I thought I'd drop a line. I went awol for a very good reason, and have decided that I shouldn't neglect Diary of Ms X as you guys are my friends and at the moment i really need your support. This isn't a promise that I will be around a lot more. I might just disappear again.
It has taken a long time for me ( you know how long as you haven't heard from me in ages!) to come to terms with whats been going on, but as much as I think I'm strong its still very hard to even type this out. It turns out that its not about MS anymore for me, I have MS for a reason. I have MRI scans every 6 months, as most of you would probably have, and in my last scan late January this year the doctors found a brain tumour. So far they have diagnosed it as brain cancer. It is in a very awkward position, they can't operate on it or even do a biopsy. It has grown 2 cm within the 6months from the previous scan. They can tell me that its probably still growing, and also it is secondary. Which means the cancer has come from somewhere else in my body. I have the option of Radio Therapy treatment, but the side effects i would come out with don't look worth living with. I have had further test and am waiting to know where else the cancer is. I'm also waiting for them to tell me how long i have left.

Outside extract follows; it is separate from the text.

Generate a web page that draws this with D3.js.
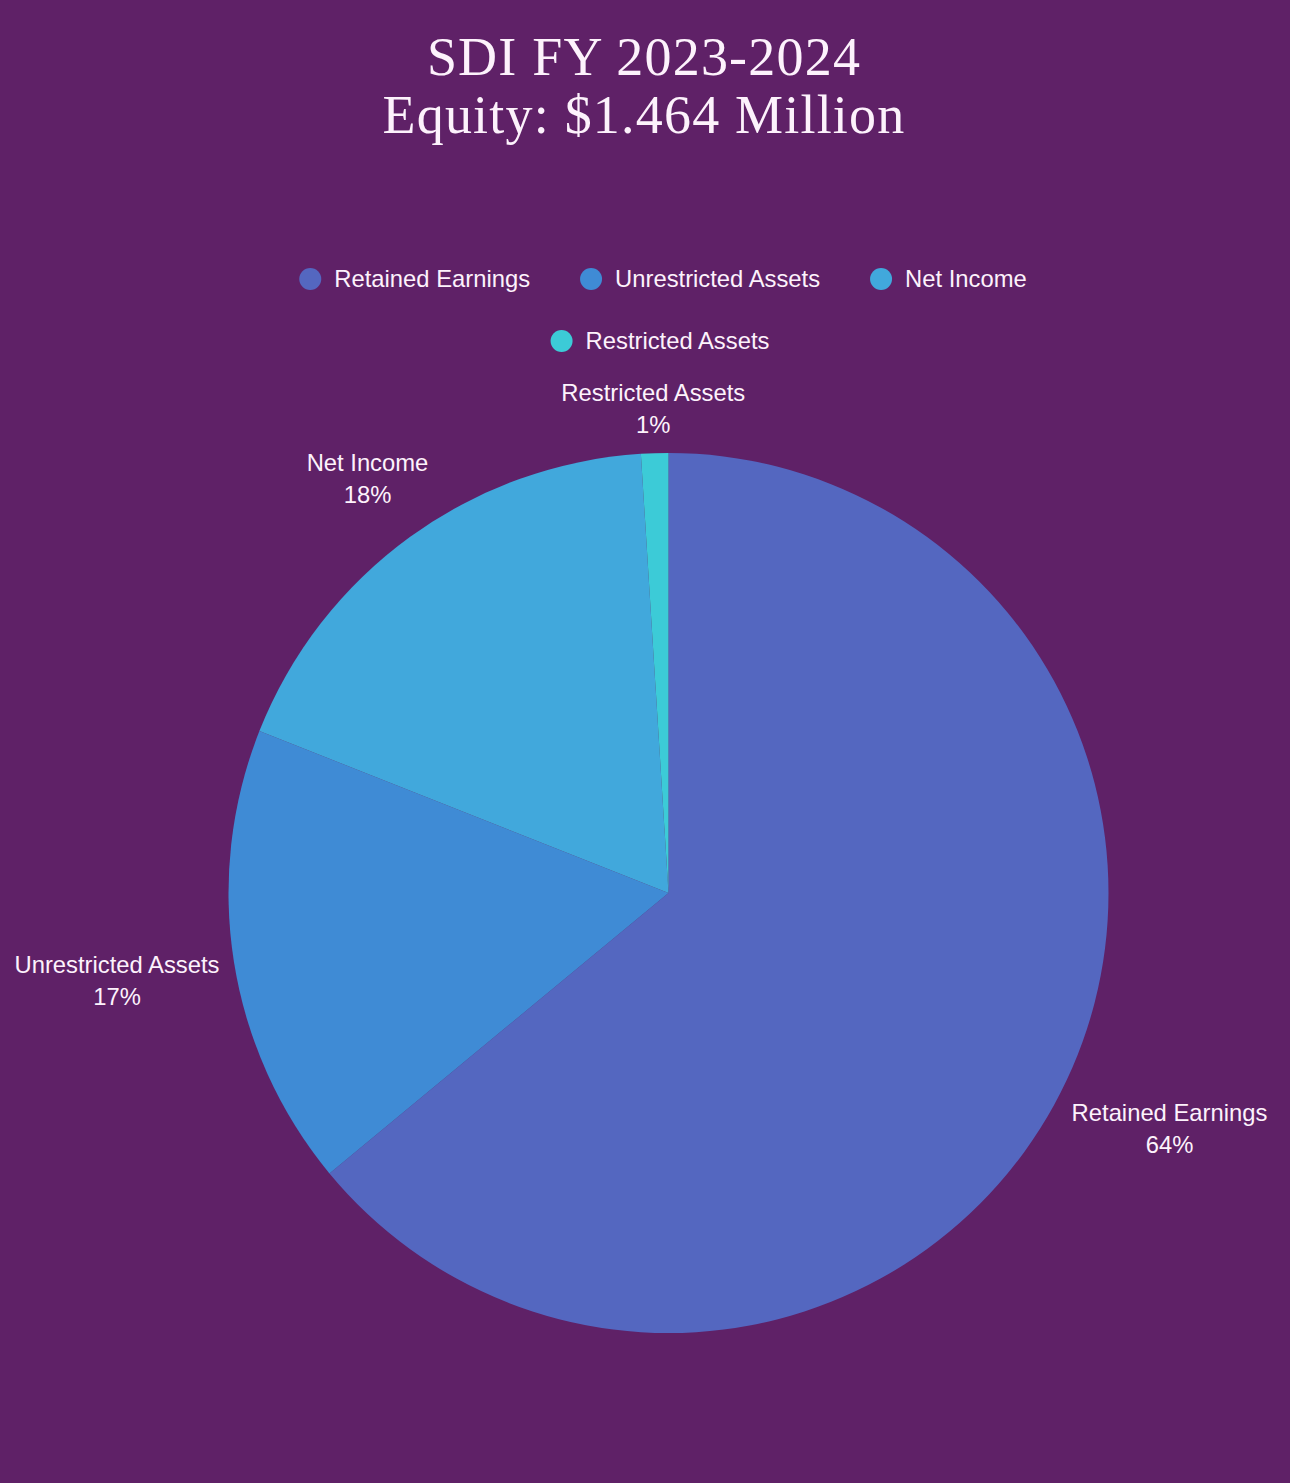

It a lot to take in, trust me you have no idea how long its taken me just to write this paragraph.
I can't decide whether its good to talk about things or not. If i don't maybe the subject wont always become a topic and therefore I won't always be thinking about it. I have bad days and good days. I'm trying to keep myself busy. I have always been somewhat of a loner but i can't decide if i should be surrounding myself with more friends. If you guys have any comments I'd appreciate it, any tips or advice, or even just something funny to make me smile would be nice. I hope the rest of you are OK, and most importantly - happy.